Sunday, April 14, 2013

That which will not habituate

From the top I can see the entire Bay.  Angel Island.  The Bay Bridge.  The impossibly bright Golden Gate.  The TransAmerica building rises up from the San Francisco skyline, the unblinking eye above it only visible to me. In the opposite direction I can see all the way to Rodeo Beach, unless there is a fog, which slyly wraps and hushes everything between.  If it is early, my shoes are often wet and the back of my neck is chilled rather than cooled by sweat. Sometimes I have company.  A raven.  A hawk.  A ladybug.  Twice a coyote who kept a polite distance as we both surveyed the vivid blue below.  No one taught me to do this.  Once the interplay between the fog and the sun created a circle outlined in the colors of a faint, thin rainbow, like a projection onto a giant screen.  I found my shadow in the center.  Arms raised I rivaled the height of the mountains.

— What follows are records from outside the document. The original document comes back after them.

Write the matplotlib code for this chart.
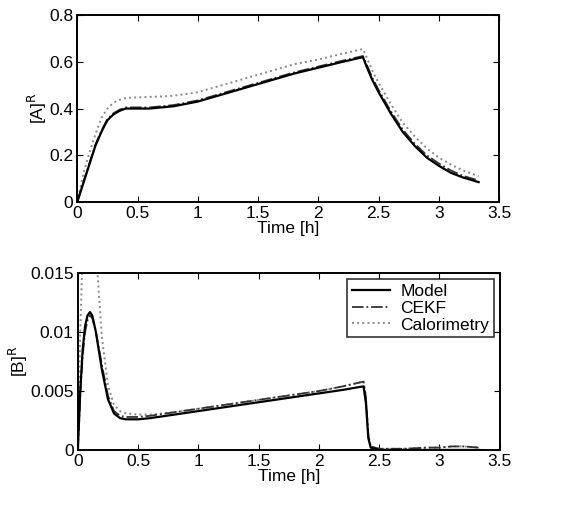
import matplotlib
matplotlib.use("Agg")
import matplotlib.pyplot as plt
import numpy as np

plt.rcParams['font.family'] = ['Liberation Sans', 'DejaVu Sans']

# ---- top panel data ([A]^R) ----
tA = [0, 0.05, 0.1, 0.15, 0.2, 0.25, 0.3, 0.35, 0.4, 0.5, 0.6, 0.7, 0.8, 0.9, 1.0,
      1.2, 1.4, 1.6, 1.8, 2.0, 2.2, 2.37, 2.4, 2.45, 2.5, 2.6, 2.7, 2.8, 2.9, 3.0,
      3.1, 3.2, 3.33]
A_model = [0, 0.08, 0.16, 0.24, 0.30, 0.35, 0.375, 0.39, 0.40, 0.40, 0.40, 0.405,
           0.41, 0.42, 0.43, 0.46, 0.49, 0.52, 0.55, 0.575, 0.60, 0.62, 0.58, 0.52,
           0.47, 0.38, 0.30, 0.24, 0.19, 0.155, 0.125, 0.105, 0.085]
A_cekf = [0, 0.085, 0.165, 0.245, 0.305, 0.355, 0.38, 0.395, 0.405, 0.405, 0.405,
          0.41, 0.415, 0.425, 0.435, 0.465, 0.495, 0.525, 0.555, 0.58, 0.605, 0.625,
          0.59, 0.53, 0.48, 0.39, 0.31, 0.25, 0.20, 0.165, 0.135, 0.112, 0.092]
A_cal = [0, 0.12, 0.21, 0.29, 0.36, 0.40, 0.425, 0.437, 0.445, 0.448, 0.45, 0.452,
         0.455, 0.462, 0.47, 0.50, 0.53, 0.56, 0.59, 0.61, 0.635, 0.655, 0.62, 0.56,
         0.51, 0.42, 0.34, 0.28, 0.23, 0.19, 0.16, 0.135, 0.11]

# ---- bottom panel data ([B]^R) ----
tB = [0, 0.02, 0.04, 0.06, 0.08, 0.1, 0.12, 0.15, 0.2, 0.25, 0.3, 0.35, 0.4, 0.5,
      0.6, 0.8, 1.0, 1.2, 1.4, 1.6, 1.8, 2.0, 2.2, 2.37, 2.39, 2.41, 2.43, 2.5,
      2.7, 2.9, 3.0, 3.1, 3.2, 3.33]
B_model = [0, 0.005, 0.0085, 0.0105, 0.0114, 0.0117, 0.0114, 0.0100, 0.0068,
           0.0043, 0.0031, 0.0027, 0.0026, 0.0026, 0.0027, 0.0030, 0.0033, 0.0036,
           0.0039, 0.0042, 0.0045, 0.0048, 0.0051, 0.0054, 0.0040, 0.0010, 0.0002,
           0.0, 0.0, 0.0, 0.0, 0.0, 0.0, 0.0]
B_cekf = [0, 0.0045, 0.008, 0.0100, 0.0110, 0.0114, 0.0112, 0.0100, 0.0072,
          0.0046, 0.0033, 0.0029, 0.0028, 0.0028, 0.0029, 0.0032, 0.0035, 0.0038,
          0.0041, 0.0044, 0.0047, 0.0050, 0.0054, 0.0058, 0.0045, 0.0012, 0.0003,
          0.0001, 0.0001, 0.0002, 0.0002, 0.0003, 0.0003, 0.0002]
B_cal = [0, 0.010, 0.017, 0.018, 0.018, 0.018, 0.018, 0.017, 0.0095, 0.0055,
         0.0038, 0.0033, 0.0031, 0.0030, 0.0030, 0.0032, 0.0035, 0.0038, 0.0041,
         0.0044, 0.0047, 0.0050, 0.0054, 0.0058, 0.0045, 0.0012, 0.0003, 0.0001,
         0.0001, 0.0002, 0.0002, 0.0003, 0.0003, 0.0002]

xticks = [0, 0.5, 1, 1.5, 2, 2.5, 3, 3.5]
xticklabels = ['0', '0.5', '1', '1.5', '2', '2.5', '3', '3.5']
A_ticks = [0, 0.2, 0.4, 0.6, 0.8]
A_ticklabels = ['0', '0.2', '0.4', '0.6', '0.8']
B_ticks = [0, 0.005, 0.01, 0.015]
B_ticklabels = ['0', '0.005', '0.01', '0.015']

fig = plt.figure(figsize=(5.64, 5.05), dpi=100)
ax1 = fig.add_axes([0.137, 0.600, 0.748, 0.370])
ax2 = fig.add_axes([0.138, 0.109, 0.748, 0.350])

fs = 12.5

def style(ax):
    ax.tick_params(direction='in', top=True, right=True, labelsize=fs, length=4,
                   width=0.8, pad=3)
    for s in ax.spines.values():
        s.set_linewidth(1.4)
    ax.set_xticks(xticks)
    ax.set_xticklabels(xticklabels)
    ax.set_xlim(0, 3.5)
    ax.set_xlabel('Time [h]', fontsize=fs, labelpad=0)

ax1.plot(tA, A_cal, color='#888888', linestyle=':', linewidth=1.4, label='Calorimetry')
ax1.plot(tA, A_cekf, color='#333333', linestyle='-.', linewidth=1.3, label='CEKF')
ax1.plot(tA, A_model, color='black', linestyle='-', linewidth=1.6, label='Model')
ax1.set_ylim(0, 0.8)
ax1.set_yticks(A_ticks)
ax1.set_yticklabels(A_ticklabels)
ax1.set_ylabel(r'[A]$^{\mathrm{R}}$', fontsize=fs, labelpad=0)
style(ax1)

l3, = ax2.plot(tB, B_cal, color='#888888', linestyle=':', linewidth=1.4, label='Calorimetry')
l2, = ax2.plot(tB, B_cekf, color='#333333', linestyle='-.', linewidth=1.3, label='CEKF')
l1, = ax2.plot(tB, B_model, color='black', linestyle='-', linewidth=1.6, label='Model')
ax2.set_ylim(0, 0.015)
ax2.set_yticks(B_ticks)
ax2.set_yticklabels(B_ticklabels)
ax2.set_ylabel(r'[B]$^{\mathrm{R}}$', fontsize=fs, labelpad=0)
style(ax2)
leg = ax2.legend(handles=[l1, l2, l3], loc='upper right', fontsize=fs,
                 frameon=True, fancybox=False, edgecolor='black',
                 borderaxespad=0.35, handlelength=2.2, labelspacing=0.1,
                 borderpad=0.25, handletextpad=0.6)
leg.get_frame().set_linewidth(1.2)

fig.savefig('out.png', dpi=100)
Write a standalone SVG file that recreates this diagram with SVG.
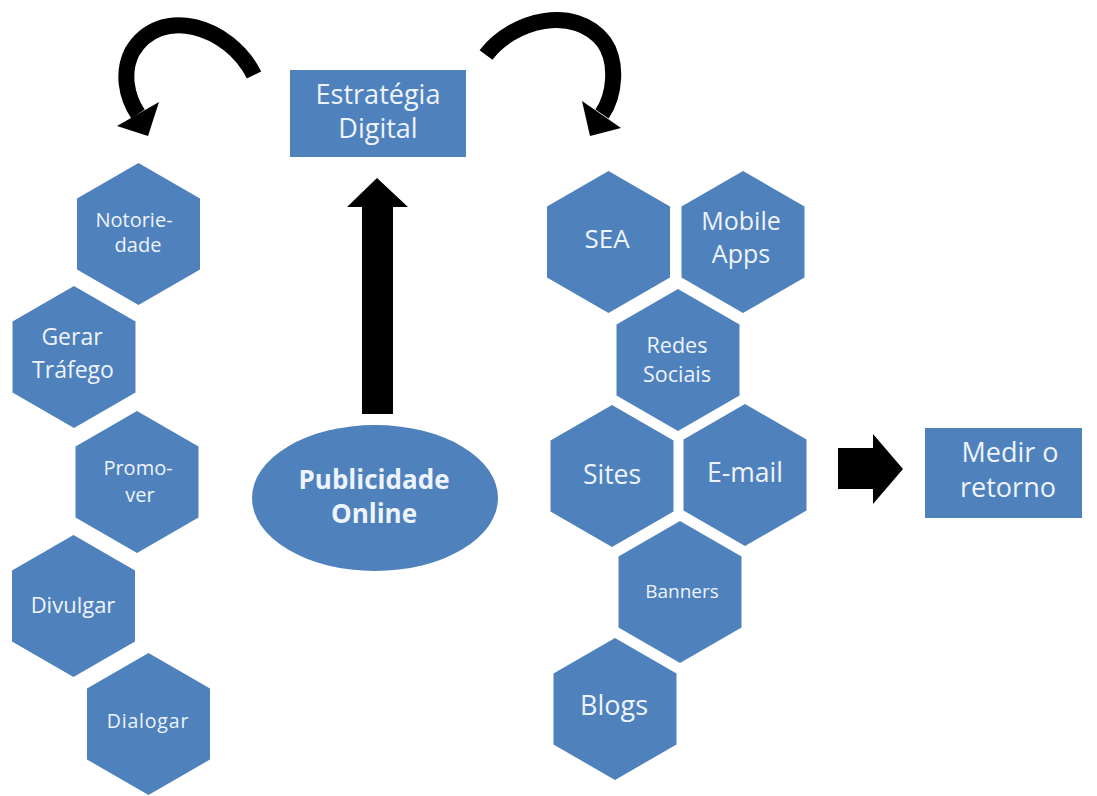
<svg xmlns="http://www.w3.org/2000/svg" xmlns:xlink="http://www.w3.org/1999/xlink" width="1097" height="796" viewBox="0 0 1097 796">
  <style>
    .shape { fill: #4f81bd; }
    .lbl { font-family: "Open Sans", Lato, "Liberation Sans", sans-serif; fill: #eef4fc; text-anchor: middle; }
    .bold { font-weight: bold; }
    .curve { fill: none; stroke: #000; stroke-width: 16; stroke-linecap: butt; }
    .solid { fill: #000; }
  </style>
  <defs>
    <!-- pointy-top hexagon, radius 71 -->
    <polygon id="hex" points="0,-71 61.5,-35.5 61.5,35.5 0,71 -61.5,35.5 -61.5,-35.5"/>
  </defs>
  <rect width="1097" height="796" fill="#ffffff"/>

  <!-- central nodes -->
  <g id="estrategia">
    <rect class="shape" x="290" y="70" width="176" height="87"/>
    <text class="lbl" x="378" y="104" font-size="27">Estratégia</text>
    <text class="lbl" x="378" y="138" font-size="27">Digital</text>
  </g>
  <g id="publicidade">
    <ellipse class="shape" cx="375" cy="498" rx="123" ry="73"/>
    <text class="lbl bold" x="374" y="489" font-size="26">Publicidade</text>
    <text class="lbl bold" x="374" y="523" font-size="26">Online</text>
  </g>
  <g id="medir">
    <rect class="shape" x="925" y="428" width="157" height="90"/>
    <text class="lbl" x="1010" y="462" font-size="27">Medir o</text>
    <text class="lbl" x="1008" y="497" font-size="27">retorno</text>
  </g>

  <!-- objectives column -->
  <g id="notoriedade">
    <use xlink:href="#hex" class="shape" x="138.5" y="234"/>
    <text class="lbl" x="134" y="227" font-size="20">Notorie-</text>
    <text class="lbl" x="138" y="252" font-size="20">dade</text>
  </g>
  <g id="gerar-trafego">
    <use xlink:href="#hex" class="shape" x="74" y="357"/>
    <text class="lbl" x="72" y="345" font-size="23">Gerar</text>
    <text class="lbl" x="73" y="378" font-size="23">Tráfego</text>
  </g>
  <g id="promover">
    <use xlink:href="#hex" class="shape" x="137" y="482"/>
    <text class="lbl" x="138" y="475" font-size="20">Promo-</text>
    <text class="lbl" x="140" y="502" font-size="20">ver</text>
  </g>
  <g id="divulgar">
    <use xlink:href="#hex" class="shape" x="73.5" y="606"/>
    <text class="lbl" x="73" y="613" font-size="22">Divulgar</text>
  </g>
  <g id="dialogar">
    <use xlink:href="#hex" class="shape" x="148.5" y="724"/>
    <text class="lbl" x="148" y="728" font-size="19.5" letter-spacing="0.8">Dialogar</text>
  </g>

  <!-- channels cluster -->
  <g id="sea">
    <use xlink:href="#hex" class="shape" x="608.5" y="242"/>
    <text class="lbl" x="607" y="248" font-size="26">SEA</text>
  </g>
  <g id="mobile-apps">
    <use xlink:href="#hex" class="shape" x="743" y="242"/>
    <text class="lbl" x="741" y="230" font-size="25">Mobile</text>
    <text class="lbl" x="741" y="263" font-size="25">Apps</text>
  </g>
  <g id="redes-sociais">
    <use xlink:href="#hex" class="shape" x="678" y="360"/>
    <text class="lbl" x="677" y="353" font-size="21.5">Redes</text>
    <text class="lbl" x="677" y="382" font-size="21.5">Sociais</text>
  </g>
  <g id="sites">
    <use xlink:href="#hex" class="shape" x="612" y="476"/>
    <text class="lbl" x="612" y="484" font-size="26.5">Sites</text>
  </g>
  <g id="email">
    <use xlink:href="#hex" class="shape" x="745" y="475"/>
    <text class="lbl" x="745" y="482" font-size="26.5">E-mail</text>
  </g>
  <g id="banners">
    <use xlink:href="#hex" class="shape" x="680" y="592"/>
    <text class="lbl" x="682" y="598" font-size="19">Banners</text>
  </g>
  <g id="blogs">
    <use xlink:href="#hex" class="shape" x="615" y="709"/>
    <text class="lbl" x="614" y="715" font-size="27">Blogs</text>
  </g>

  <!-- connectors -->
  <g id="connectors">
    <!-- curved arrow towards the objectives -->
    <path class="curve" d="M 254 75 C 230 26, 160 4, 132 52 C 122 72, 126 96, 138 114"/>
    <polygon class="solid" points="117,126 159,102 148,136"/>
    <!-- curved arrow towards the channels -->
    <path class="curve" d="M 486 55 C 512 20, 575 4, 604 42 C 618 62, 615 95, 602 114"/>
    <polygon class="solid" points="582,101 621,128 590,136"/>
    <!-- upward block arrow -->
    <polygon class="solid" points="362,414 362,207 347,207 377,178 408,207 393,207 393,414"/>
    <!-- right block arrow -->
    <polygon class="solid" points="838,448 873,448 873,434 903,469 873,504 873,489 838,489"/>
  </g>
</svg>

Very early in the morning, my dog will ask to get up on the bed.  Her methods are both insistent and polite.  If I have left her collar on, she will shake it, until I turn on my side and hold out my hand to touch her nose and invite her to jump up.  If the collar is off she will utter what can only be described as a whisper bark until the hand is offered, the invitation made.  Sliding between my husband and I she will lean her back against one of us and push her feet off the other.  If she is leaning against me, I will sometimes take her paw from underneath, the way I held my mother's hand in church.  After she has fallen back asleep I know the dreaming  has started when her paw begins to twitch rhythmically, as if reading Braille from my skin.